If you think you have zero competition, so be it. But, let’s talk about perception. Leave product aside for a moment — can you identify other companies that tell similar stories? These are your ‘perception competitors’. As a marketer, I love these guys. I would always rather identify a couple of them than being completely alone in the field.
I can earn a fortune by analyzing their marketing strategies. Starting from the messages they use in different channels, to traffic data, to the paid media campaigns they choose to invest in, to the channels they prefer, the keywords they focus on, and … you get the idea.
I don’t necessarily imitate others, but knowledge is power. I don’t see founders leverage this endless knowledge enough.
Recently, we had a strategic discussion with two founders of a startup we work with, and the debate concerned the business model, the pricing, and whether to bet on a ‘low-touch’ strategy. They commented that they had been thinking about these challenges for months and just didn’t know what decisions to make. A short online competitive analysis revealed the info they needed in order to make immediate decisions: In this case, most players in the industry didn’t offer low-touch acquisition options. From analyzing their display ads, we quickly realized that they invested in webinars and gated content.
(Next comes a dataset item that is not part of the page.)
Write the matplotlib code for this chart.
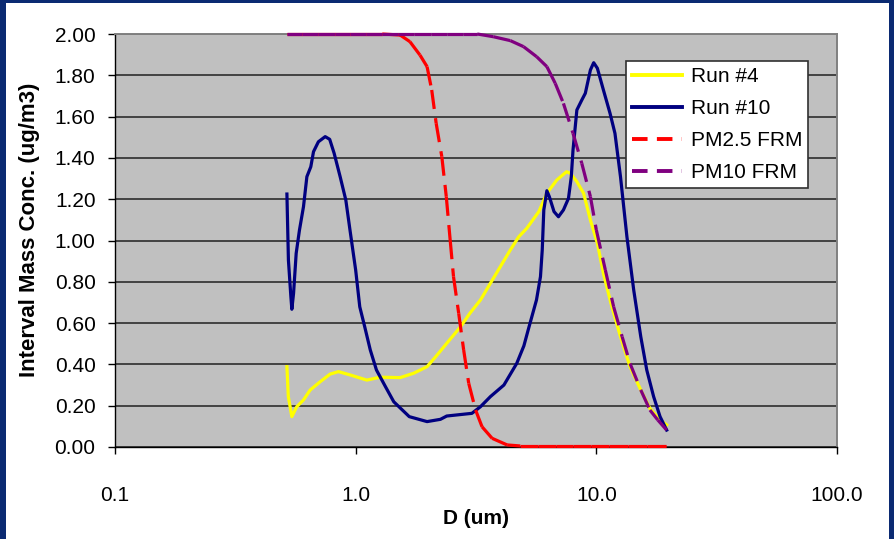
import matplotlib
matplotlib.use('Agg')
import matplotlib.pyplot as plt
from matplotlib.lines import Line2D
from matplotlib.patches import Rectangle
from matplotlib.ticker import FixedLocator, FixedFormatter, NullLocator

plt.rcParams['font.family'] = ['Liberation Sans', 'DejaVu Sans']

# ---------------- data ----------------
run10_d = [0.518, 0.5255, 0.538, 0.543, 0.552, 0.566, 0.584, 0.607, 0.627, 0.651,
           0.668, 0.700, 0.747, 0.780, 0.814, 0.862, 0.910, 0.947, 1.00, 1.04,
           1.09, 1.15, 1.22, 1.33, 1.44, 1.67, 1.98, 2.25, 2.39, 2.62,
           3.04, 3.30, 3.63, 4.13, 4.67, 5.00, 5.21, 5.64, 5.86, 5.96,
           6.05, 6.23, 6.38, 6.67, 6.96, 7.30, 7.66, 7.87, 8.00, 8.30,
           8.70, 9.00, 9.45, 9.75, 10.1, 10.7, 11.4, 11.95, 12.6, 13.4,
           14.3, 15.3, 16.2, 17.3, 18.4, 19.6]
run10_v = [1.225, 0.905, 0.728, 0.667, 0.744, 0.938, 1.05, 1.164, 1.309, 1.357,
           1.43, 1.478, 1.503, 1.49, 1.422, 1.309, 1.196, 1.051, 0.857, 0.679,
           0.583, 0.47, 0.373, 0.292, 0.219, 0.147, 0.123, 0.134, 0.150, 0.155,
           0.163, 0.195, 0.244, 0.300, 0.405, 0.49, 0.567, 0.712, 0.825, 0.954,
           1.148, 1.241, 1.212, 1.14, 1.115, 1.148, 1.204, 1.309, 1.438, 1.632,
           1.680, 1.713, 1.826, 1.861, 1.834, 1.729, 1.616, 1.519, 1.309, 1.018,
           0.760, 0.534, 0.373, 0.244, 0.147, 0.082]

run4_d = [0.518, 0.525, 0.543, 0.569, 0.607, 0.647, 0.712, 0.783, 0.848, 0.948,
          1.113, 1.264, 1.53, 1.74, 1.98, 2.16, 2.39, 2.73, 2.98, 3.30,
          3.63, 3.99, 4.39, 4.76, 5.14, 5.77, 6.23, 6.85, 7.52, 7.8,
          8.3, 8.85, 9.45, 10.1, 10.7, 11.5, 12.6, 13.8, 15.3, 16.7,
          18.4, 19.6]
run4_v = [0.389, 0.244, 0.147, 0.195, 0.228, 0.276, 0.316, 0.353, 0.365, 0.349,
          0.324, 0.338, 0.336, 0.357, 0.389, 0.440, 0.502, 0.583, 0.647, 0.712,
          0.793, 0.873, 0.954, 1.018, 1.059, 1.14, 1.229, 1.293, 1.333, 1.325,
          1.285, 1.229, 1.099, 0.986, 0.841, 0.696, 0.534, 0.389, 0.276, 0.187,
          0.131, 0.107]

pm25_d = [0.518, 0.60, 0.70, 0.82, 0.95, 1.10, 1.29, 1.53, 1.68, 1.85,
          1.98, 2.07, 2.16, 2.28, 2.38, 2.47, 2.55, 2.68, 2.81, 2.95,
          3.15, 3.35, 3.69, 4.26, 4.83, 5.7, 6.8, 8.0, 9.5, 11.3,
          13.5, 16.2, 19.6]
pm25_v = [2.0, 2.0, 2.0, 2.0, 2.0, 2.0, 2.0, 1.995, 1.963, 1.898,
          1.842, 1.729, 1.568, 1.406, 1.212, 1.002, 0.825, 0.647, 0.470, 0.308,
          0.179, 0.098, 0.042, 0.010, 0.005, 0.005, 0.005, 0.005, 0.005, 0.005,
          0.005, 0.005, 0.005]

pm10_d = [0.518, 0.60, 0.70, 0.82, 0.95, 1.10, 1.29, 1.50, 1.75, 2.05,
          2.40, 2.78, 3.20, 3.73, 4.39, 4.98, 5.65, 6.23, 6.75, 7.30,
          8.00, 8.70, 9.45, 10.0, 10.9, 11.8, 12.8, 13.8, 15.3, 16.7,
          18.0, 19.6]
pm10_v = [2.0, 2.0, 2.0, 2.0, 2.0, 2.0, 2.0, 2.0, 2.0, 2.0,
          2.0, 2.0, 2.0, 1.987, 1.968, 1.939, 1.890, 1.842, 1.761, 1.664,
          1.519, 1.374, 1.212, 1.051, 0.857, 0.679, 0.534, 0.405, 0.276, 0.179,
          0.131, 0.082]

series_names = ['Run #4', 'Run #10', 'PM2.5 FRM', 'PM10 FRM']
series_colors = ['#FFFF00', '#000080', '#FF0000', '#800080']

x_ticks = [0.1, 1.0, 10.0, 100.0]
x_tick_labels = ['0.1', '1.0', '10.0', '100.0']
y_ticks = [0.0, 0.2, 0.4, 0.6, 0.8, 1.0, 1.2, 1.4, 1.6, 1.8, 2.0]
y_tick_labels = ['%.2f' % v for v in y_ticks]

# ---------------- figure ----------------
W, H = 894, 539
fig = plt.figure(figsize=(W / 100, H / 100), dpi=100)
fig.patch.set_facecolor('#0B2A72')
fig.add_artist(Rectangle((6 / W, 0), (889 - 6) / W, (539 - 3) / H,
                         transform=fig.transFigure, facecolor='white',
                         edgecolor='none', zorder=0))

ax = fig.add_axes([115 / W, 1 - 447 / H, (837 - 115) / W, (447 - 34) / H])
ax.set_facecolor('#C0C0C0')
ax.set_xscale('log')
ax.set_xlim(0.1, 100)
ax.set_ylim(0, 2)

ax.xaxis.set_major_locator(FixedLocator(x_ticks))
ax.xaxis.set_major_formatter(FixedFormatter(x_tick_labels))
ax.xaxis.set_minor_locator(NullLocator())
ax.yaxis.set_major_locator(FixedLocator(y_ticks))
ax.yaxis.set_major_formatter(FixedFormatter(y_tick_labels))

ax.set_axisbelow(True)
ax.yaxis.grid(True, color='#202020', lw=1.1)
ax.xaxis.grid(False)

for s in ['top', 'right']:
    ax.spines[s].set_color('#808080')
    ax.spines[s].set_linewidth(1.4)
for s in ['left', 'bottom']:
    ax.spines[s].set_color('black')
    ax.spines[s].set_linewidth(1.0)

ax.tick_params(axis='both', direction='out', length=5, width=1, color='black',
               labelsize=15)
ax.tick_params(axis='x', pad=23)
ax.tick_params(axis='y', pad=9)

ax.set_xlabel('D (um)', fontsize=15, fontweight='bold', labelpad=3)
ax.set_ylabel('Interval Mass Conc. (ug/m3)', fontsize=16, fontweight='bold')
ax.yaxis.set_label_coords(-0.104, 0.525)

LW = 2.3
DASH = (6.0, 2.9)


def dashed_segments(xs, ys, color, z):
    # each data segment restarts its dash pattern (spreadsheet-style rendering)
    for i in range(len(xs) - 1):
        ax.plot(xs[i:i + 2], ys[i:i + 2], color=color, lw=LW, dashes=DASH,
                dash_capstyle='butt', zorder=z, clip_on=False)


ax.plot(run4_d, run4_v, color=series_colors[0], lw=LW, zorder=3, clip_on=False)
ax.plot(run10_d, run10_v, color=series_colors[1], lw=LW, zorder=4, clip_on=False)
dashed_segments(pm25_d, pm25_v, series_colors[2], 5)
dashed_segments(pm10_d, pm10_v, series_colors[3], 6)

handles = [
    Line2D([], [], color=series_colors[0], lw=LW + 0.5),
    Line2D([], [], color=series_colors[1], lw=LW + 0.5),
    Line2D([], [], color=series_colors[2], lw=LW + 0.5, dashes=(4.0, 2.4)),
    Line2D([], [], color=series_colors[3], lw=LW + 0.5, dashes=(4.0, 2.4)),
]
leg = fig.legend(handles, series_names, loc='upper left',
                 bbox_to_anchor=(626 / W, 1 - 61 / H), bbox_transform=fig.transFigure,
                 fontsize=15, frameon=True, fancybox=False, framealpha=1,
                 edgecolor='#303030', handlelength=2.4, handletextpad=0.4,
                 borderpad=0.3, labelspacing=0.62, borderaxespad=0)
leg.get_frame().set_linewidth(1.2)

fig.savefig('out.png', dpi=100, facecolor=fig.get_facecolor())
Here are a couple of tools I love using:
Moat (would share with you ad banners that companies use (just search their name) , including campaign date and additional data.
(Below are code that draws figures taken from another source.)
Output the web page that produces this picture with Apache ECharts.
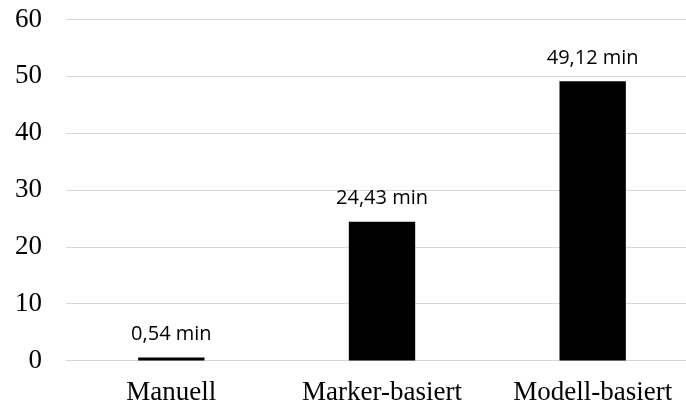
<!DOCTYPE html>
<html>
<head>
<meta charset="utf-8">
<script src="https://cdn.jsdelivr.net/npm/echarts@6/dist/echarts.min.js"></script>
<style>
  html, body { margin: 0; padding: 0; background: #fff; overflow: hidden; width: 686px; height: 407px; }
  /* the plot area runs a little past the right edge of the page */
  #chart { width: 698px; height: 407px; }
</style>
</head>
<body>
<div id="chart"></div>
<script>
// Durchschnittliche Dauer je Verfahren (Minuten)
const categories = ['Manuell', 'Marker-basiert', 'Modell-basiert'];
const durations = [0.54, 24.43, 49.12];
const yMin = 0;
const yMax = 60;
const yStep = 10;

const chart = echarts.init(document.getElementById('chart'), null, { renderer: 'canvas' });

chart.setOption({
  animation: false,
  backgroundColor: '#ffffff',
  grid: { left: 66, top: 19.5, bottom: 46.5, right: 0, containLabel: false },
  xAxis: {
    type: 'category',
    data: categories,
    axisLine: { show: true, lineStyle: { color: '#d9d9d9', width: 1 } },
    axisTick: { show: false },
    axisLabel: {
      color: '#000',
      fontFamily: 'Liberation Serif',
      fontSize: 27,
      margin: 19
    }
  },
  yAxis: {
    type: 'value',
    min: yMin,
    max: yMax,
    interval: yStep,
    axisLine: { show: false },
    axisTick: { show: false },
    splitLine: { lineStyle: { color: '#d9d9d9', width: 1 } },
    axisLabel: {
      color: '#000',
      fontFamily: 'Liberation Serif',
      fontSize: 27,
      margin: 24
    }
  },
  series: [{
    type: 'bar',
    data: durations,
    barWidth: '31.5%',
    itemStyle: { color: '#000000' },
    label: {
      show: true,
      position: 'top',
      distance: 13,
      color: '#000',
      fontFamily: 'Open Sans',
      fontSize: 20,
      formatter: p => p.value.toFixed(2).replace('.', ',') + ' min'
    }
  }]
});
</script>
</body>
</html>
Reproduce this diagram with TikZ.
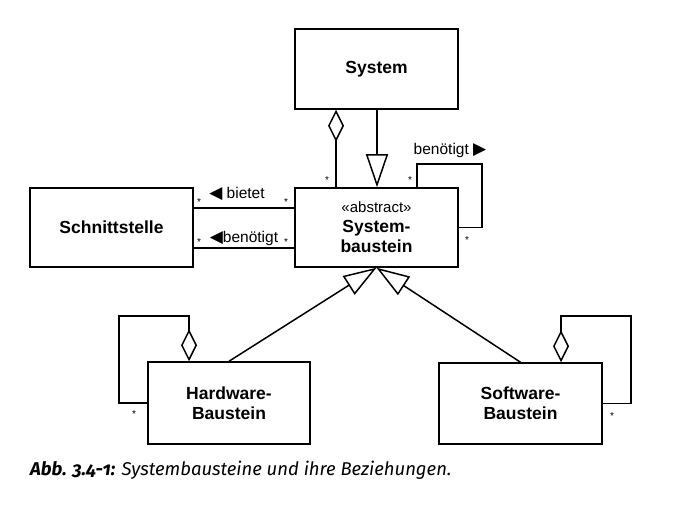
\documentclass[tikz,border=0pt]{standalone}
\usepackage{fontspec}
\setmainfont{Liberation Sans}
\newfontfamily\capfont[Numbers=OldStyle]{Fira Sans}
\newfontfamily\symfont{DejaVu Sans}
\usetikzlibrary{arrows.meta}

\begin{document}
\begin{tikzpicture}[x=1pt, y=-1pt,
    box/.style={rectangle, draw=black, line width=1.5pt, minimum width=163pt,
                minimum height=80pt, align=center, inner sep=0pt,
                font=\fontsize{17.5}{20}\selectfont\bfseries},
    line/.style={line width=1.5pt},
    gen/.style={-{Triangle[open, length=33pt, width=22pt]}, line width=1.5pt},
    aggr/.style={{Diamond[open, length=32pt, width=16pt]}-, line width=1.5pt},
    lbl/.style={font=\fontsize{15.5}{18}\selectfont, inner sep=0pt},
    mult/.style={font=\fontsize{10}{10}\selectfont, inner sep=0pt},
  ]
  \useasboundingbox (0,0) rectangle (683,508);

  \node[box] (sys) at (376.5,69) {System};
  \node[box, minimum height=79pt] (sysb) at (376.5,227.5)
    {{\mdseries\fontsize{15}{18}\selectfont «abstract»}\\System-\\baustein};
  \node[box, minimum height=79pt] (schnitt) at (111.5,227.5) {Schnittstelle};
  \node[box, minimum width=162pt, minimum height=82pt] (hw) at (229,403) {Hardware-\\Baustein};
  \node[box, minimum height=81pt] (sw) at (520.5,403.5) {Software-\\Baustein};

  \coordinate (sysloop) at (482,164);
  \coordinate (hwloop) at (119,316);
  \coordinate (swloop) at (631,316);

  % System and its building blocks
  \draw[aggr] ([xshift=-40.5pt]sys.south) -- ([xshift=-40.5pt]sysb.north);
  \draw[gen] ([xshift=0.5pt]sys.south) -- ([xshift=0.5pt]sysb.north);
  \draw[line] ([xshift=40.5pt]sysb.north) |- (sysloop) |- (sysb.east);

  % interface
  \draw[line] ([yshift=19.5pt]schnitt.east) -- ([yshift=19.5pt]sysb.west);
  \draw[line] ([yshift=-20.5pt]schnitt.east) -- ([yshift=-20.5pt]sysb.west);

  % hardware / software
  \draw[gen] (hw.north) -- (sysb.south);
  \draw[gen] (sw.north) -- (sysb.south);
  \draw[aggr] ([xshift=-40pt]hw.north) |- (hwloop) |- (hw.west);
  \draw[aggr] ([xshift=40.5pt]sw.north) |- (swloop) |- (sw.east);

  \node[lbl] (bietet) at (237,194) {{\symfont\fontsize{17}{18}\selectfont ◀} bietet};
  \node[lbl] (benoetigt) at (244,238) {{\symfont\fontsize{17}{18}\selectfont ◀}benötigt};
  \node[lbl] (benoetigtloop) at (450,150) {benötigt {\symfont\fontsize{17}{18}\selectfont ▶}};

  \node[mult] (m1) at (199,202) {*};
  \node[mult] (m2) at (286,202) {*};
  \node[mult] (m3) at (199,242) {*};
  \node[mult] (m4) at (286,242) {*};
  \node[mult] (m5) at (327,180) {*};
  \node[mult] (m6) at (410,180) {*};
  \node[mult] (m7) at (467,240) {*};
  \node[mult] (m8) at (134,414) {*};
  \node[mult] (m9) at (612,416) {*};

  \node[anchor=base west, inner sep=0pt, font=\capfont\fontsize{18.5}{20}\selectfont\itshape]
    (caption) at (30,475) {\textbf{Abb. 3.4-1:} Systembausteine und ihre Beziehungen.};
\end{tikzpicture}
\end{document}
Facebook ad gallery – same concept as Moat, but this time with the post copy as well (Facebook ads only).
SEMrush– just search for a company website and discover traffic data, sources, geos, search ads, keywords, backlinks, and a lot more.
Are you looking to work on your competitive analysis skills?
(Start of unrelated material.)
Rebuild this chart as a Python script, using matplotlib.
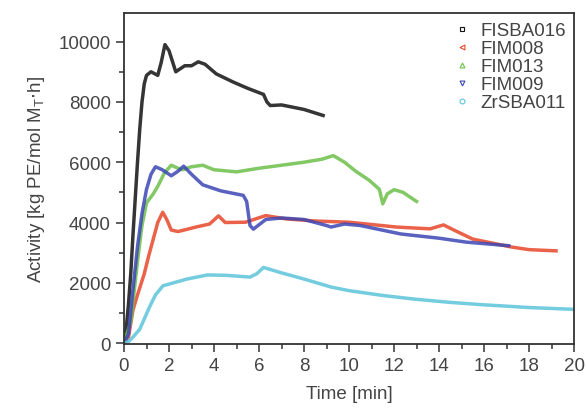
import matplotlib
matplotlib.use('Agg')
import matplotlib.pyplot as plt
from matplotlib.lines import Line2D
from matplotlib.ticker import MultipleLocator

plt.rcParams['font.family'] = ['Liberation Sans', 'DejaVu Sans']

# FISBA016
t_fisba = [0, 0.1, 0.2, 0.3, 0.4, 0.5, 0.6, 0.7, 0.8, 0.9, 1.0, 1.2, 1.5, 1.65, 1.82, 2.0, 2.3, 2.7, 3.0,
           3.3, 3.6, 4.1, 4.85, 5.5, 6.2, 6.35, 6.5, 7.0, 8.0, 8.85]
a_fisba = [0, 500, 1300, 2300, 3600, 4800, 6000, 7100, 8000, 8600, 8880, 9000, 8880, 9300, 9900, 9700, 9000, 9200, 9200,
           9330, 9250, 8930, 8660, 8450, 8250, 8000, 7880, 7900, 7750, 7550]

# FIM008
t_fim008 = [0, 0.2, 0.4, 0.6, 0.9, 1.1, 1.3, 1.5, 1.72, 1.9, 2.1, 2.4, 3.2, 3.8, 4.2, 4.5, 5.4, 6.3, 7.2, 8.5,
            10.0, 12.1, 13.6, 14.2, 14.8, 15.5, 17.2, 18.0, 19.2]
a_fim008 = [0, 200, 1100, 1600, 2300, 2900, 3450, 4000, 4340, 4100, 3750, 3700, 3850, 3950, 4220, 4000, 4010, 4230, 4120, 4050,
            4010, 3850, 3790, 3920, 3700, 3450, 3190, 3100, 3060]

# FIM013
t_fim013 = [0, 0.3, 0.6, 0.8, 1.0, 1.3, 1.5, 1.8, 2.1, 2.4, 2.6, 3.0, 3.5, 4.0, 5.0, 6.0, 7.0, 8.0, 8.8, 9.3,
            9.8, 10.3, 10.9, 11.35, 11.5, 11.7, 12.0, 12.4, 13.0]
a_fim013 = [0, 700, 2700, 3900, 4650, 4950, 5200, 5650, 5900, 5800, 5750, 5850, 5900, 5750, 5680, 5800, 5900, 6000, 6100, 6220,
            6000, 5700, 5400, 5100, 4620, 4950, 5090, 5000, 4700]

# FIM009
t_fim009 = [0, 0.2, 0.4, 0.6, 0.8, 1.0, 1.2, 1.4, 1.7, 2.1, 2.4, 2.65, 3.0, 3.5, 4.3, 5.3, 5.45, 5.6, 5.75, 6.3,
            7.0, 8.0, 9.0, 9.2, 9.8, 10.5, 12.3, 14.0, 15.2, 17.1]
a_fim009 = [0, 300, 1800, 3200, 4300, 5100, 5600, 5850, 5750, 5550, 5700, 5870, 5600, 5250, 5050, 4900, 4700, 3900, 3780, 4100,
            4150, 4100, 3900, 3850, 3950, 3900, 3620, 3480, 3350, 3230]

# ZrSBA011
t_zrsba = [0, 0.2, 0.4, 0.7, 0.9, 1.16, 1.4, 1.73, 2.2, 2.8, 3.7, 4.5, 5.6, 5.9, 6.2, 7.0, 8.0, 9.2, 10.0, 11.5,
           12.9, 14.5, 16.0, 18.0, 20.0]
a_zrsba = [0, 50, 200, 460, 800, 1240, 1600, 1900, 2000, 2125, 2260, 2250, 2190, 2300, 2510, 2330, 2125, 1860, 1740, 1580,
           1460, 1350, 1270, 1180, 1120]

names = ['FISBA016', 'FIM008', 'FIM013', 'FIM009', 'ZrSBA011']
colors = ['#111111', '#e8472a', '#6cc04a', '#3c46b4', '#5cc3da']
markers = ['s', '<', '^', 'v', 'o']
series = [(t_fisba, a_fisba), (t_fim008, a_fim008), (t_fim013, a_fim013),
          (t_fim009, a_fim009), (t_zrsba, a_zrsba)]

fig = plt.figure(figsize=(5.86, 4.10), dpi=100)
ax = fig.add_axes([0.2116, 0.1585, 0.768, 0.8074])

for (t, a), c in zip(series, colors):
    ax.plot(t, a, color=c, lw=2.5, alpha=0.85, solid_joinstyle='round')

ax.set_xlim(0, 20)
ax.set_ylim(-30, 10950)
ax.xaxis.set_major_locator(MultipleLocator(2))
ax.xaxis.set_minor_locator(MultipleLocator(1))
ax.yaxis.set_major_locator(MultipleLocator(2000))
ax.yaxis.set_minor_locator(MultipleLocator(1000))

txt = '#444444'
for s in ax.spines.values():
    s.set_linewidth(1.3)
    s.set_color('#333333')
ax.tick_params(which='major', direction='out', length=6, width=1.1, colors='#333333',
               labelsize=13.5, labelcolor=txt)
ax.tick_params(which='minor', direction='out', length=3.5, width=1.1, colors='#333333')

ax.set_xlabel('Time [min]', fontsize=13.5, color=txt, labelpad=8)
ax.set_ylabel(r'Activity [kg PE/mol M$_\mathregular{T}$$\cdot$h]', fontsize=13.5, color=txt, labelpad=8)

handles = [Line2D([], [], linestyle='none', marker=m, markersize=3.5, markerfacecolor='none',
                  markeredgecolor=c, markeredgewidth=0.8) for m, c in zip(markers, colors)]
leg = ax.legend(handles, names, loc='upper right', frameon=False, fontsize=13.5,
                handlelength=0.8, handletextpad=0.6, labelspacing=0.05,
                borderaxespad=0.4, bbox_to_anchor=(1.016, 1.018))
for t in leg.get_texts():
    t.set_color(txt)

fig.savefig('out.png', dpi=100)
Click here If you wish to learn more about how I run a competitive analysis for marketing purposes.
7. And finally… are you the type that buries her head in the sand?
I find this one to be the ultimate sin! While EVERYBODY talks, sings, screams, lectures, and writes about the average startup journey and the multiple fails along the way, too many entrepreneurs wouldn’t look bad-signs in the eye, admit something is wrong, and try to overcome the failure. I mean, eventually, they do, but many of them lose precious time before they agree to stop the blindness.
You know what they say, love makes you blind … and there’s no love like the love a founder feels for her startup idea. Believe me, I get it.
But when you hush your marketer and don’t let her bring the ‘bad’ news to the table quickly, and close down an open discussion about what to do (yes, plan B, C, and D), you may be killing your own ‘baby’ with you bare hands….
The Internet is exploding with evidence of what you could call the ‘startup chasm.’
Don’t be blind; expect and embrace the failure that arrives at your front door and encourage your marketer to openly share important signs. Yes, red flags, too.
We all learn from our mistakes, but for startups, the issues listed above can teach an unpleasant lesson. Our competitors are probably just waiting to take advantage of any poor decision that we might make and so take over the market before we do. That’s old news.
Getting the basics of marketing right from the very beginning is critical to get us to the next stage safely, allowing us to adjust, make a few shifts, and then keep going. Learning from the mistakes of others (many of these mistakes I am sharing here I’ve earned with blood) is the natural evolution of humankind, and of the startup industry too.